Items:
※

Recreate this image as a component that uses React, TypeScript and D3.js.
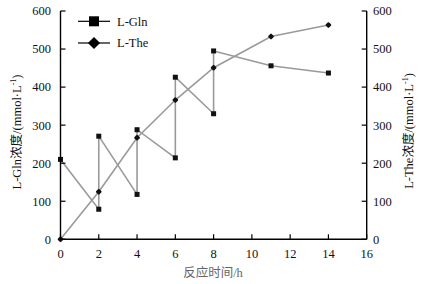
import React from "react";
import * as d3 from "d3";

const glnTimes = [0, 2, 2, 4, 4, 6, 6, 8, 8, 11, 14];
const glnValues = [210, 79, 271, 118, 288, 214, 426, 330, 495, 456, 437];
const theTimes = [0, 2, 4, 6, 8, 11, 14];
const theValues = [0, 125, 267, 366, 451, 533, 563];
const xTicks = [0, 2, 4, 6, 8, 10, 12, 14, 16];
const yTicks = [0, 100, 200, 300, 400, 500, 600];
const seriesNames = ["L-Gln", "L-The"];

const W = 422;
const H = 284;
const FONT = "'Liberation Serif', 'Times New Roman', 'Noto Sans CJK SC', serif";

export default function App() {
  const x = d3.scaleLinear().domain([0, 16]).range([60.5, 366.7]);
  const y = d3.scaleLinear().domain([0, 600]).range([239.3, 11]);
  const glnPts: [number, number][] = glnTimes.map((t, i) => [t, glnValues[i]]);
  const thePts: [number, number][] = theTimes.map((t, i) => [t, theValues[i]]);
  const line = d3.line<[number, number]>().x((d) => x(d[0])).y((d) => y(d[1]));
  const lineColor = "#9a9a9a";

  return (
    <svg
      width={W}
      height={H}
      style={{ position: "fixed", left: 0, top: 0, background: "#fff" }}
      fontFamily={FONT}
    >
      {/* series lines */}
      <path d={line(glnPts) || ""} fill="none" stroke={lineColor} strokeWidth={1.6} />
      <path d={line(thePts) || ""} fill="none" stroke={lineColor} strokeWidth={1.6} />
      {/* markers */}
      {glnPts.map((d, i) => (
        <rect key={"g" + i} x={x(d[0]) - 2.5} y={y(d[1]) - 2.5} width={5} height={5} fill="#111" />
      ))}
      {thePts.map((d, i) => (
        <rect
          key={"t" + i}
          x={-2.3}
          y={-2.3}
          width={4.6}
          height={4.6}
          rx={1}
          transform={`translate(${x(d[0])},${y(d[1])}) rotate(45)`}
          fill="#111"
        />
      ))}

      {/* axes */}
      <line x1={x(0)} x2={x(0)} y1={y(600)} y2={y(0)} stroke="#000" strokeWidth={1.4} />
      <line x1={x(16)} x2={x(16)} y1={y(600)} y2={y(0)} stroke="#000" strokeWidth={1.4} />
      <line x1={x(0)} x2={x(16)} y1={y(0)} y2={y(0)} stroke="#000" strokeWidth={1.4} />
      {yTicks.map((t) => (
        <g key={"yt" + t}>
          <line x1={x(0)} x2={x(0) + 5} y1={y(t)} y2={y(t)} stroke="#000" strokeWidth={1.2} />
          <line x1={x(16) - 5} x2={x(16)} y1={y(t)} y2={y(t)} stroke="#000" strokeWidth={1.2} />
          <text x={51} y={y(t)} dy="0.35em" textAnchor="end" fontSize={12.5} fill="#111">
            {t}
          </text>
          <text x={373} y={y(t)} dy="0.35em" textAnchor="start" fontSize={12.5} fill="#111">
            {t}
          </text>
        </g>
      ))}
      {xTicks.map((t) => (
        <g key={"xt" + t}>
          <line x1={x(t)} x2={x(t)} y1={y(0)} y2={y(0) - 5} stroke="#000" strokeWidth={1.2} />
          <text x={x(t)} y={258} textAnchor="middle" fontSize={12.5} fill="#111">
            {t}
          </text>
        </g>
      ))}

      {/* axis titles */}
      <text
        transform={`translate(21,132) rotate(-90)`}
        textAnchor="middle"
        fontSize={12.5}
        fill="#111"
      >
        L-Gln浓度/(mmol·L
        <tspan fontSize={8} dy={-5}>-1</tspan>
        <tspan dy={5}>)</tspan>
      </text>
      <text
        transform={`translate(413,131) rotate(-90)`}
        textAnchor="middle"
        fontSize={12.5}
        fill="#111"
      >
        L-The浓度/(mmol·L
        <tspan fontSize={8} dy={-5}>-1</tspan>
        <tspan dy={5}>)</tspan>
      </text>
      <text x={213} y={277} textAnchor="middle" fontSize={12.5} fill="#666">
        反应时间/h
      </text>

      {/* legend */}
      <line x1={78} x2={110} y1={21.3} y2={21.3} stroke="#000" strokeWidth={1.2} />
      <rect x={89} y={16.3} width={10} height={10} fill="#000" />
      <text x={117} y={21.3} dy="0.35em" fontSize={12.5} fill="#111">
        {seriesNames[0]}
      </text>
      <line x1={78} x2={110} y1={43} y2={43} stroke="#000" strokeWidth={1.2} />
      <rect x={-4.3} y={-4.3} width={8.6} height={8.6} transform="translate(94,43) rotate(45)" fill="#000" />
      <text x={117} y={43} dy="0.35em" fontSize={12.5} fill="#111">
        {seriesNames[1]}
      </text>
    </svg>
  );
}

※

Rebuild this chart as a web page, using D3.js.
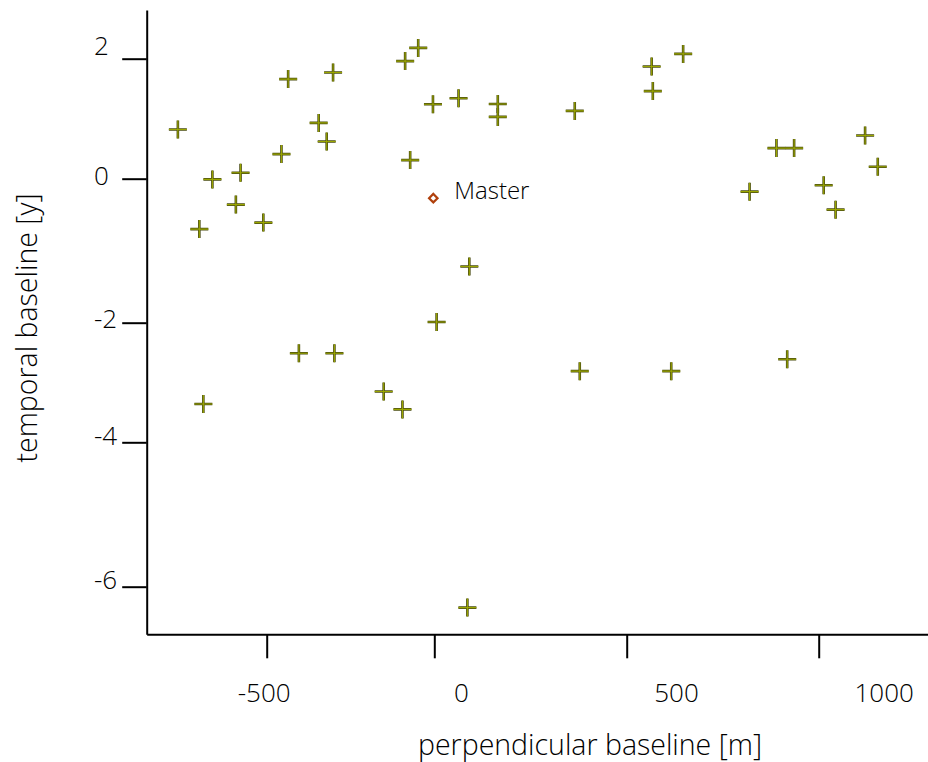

※

Direction: Nothing but the lines from the one containing "Recreate this image" through the one containing "import * as" should appear in your copy, exactly as written and without pictures.

The result:
Recreate this image as a component that uses React, TypeScript and D3.js.
import React from "react";
import * as d3 from "d3";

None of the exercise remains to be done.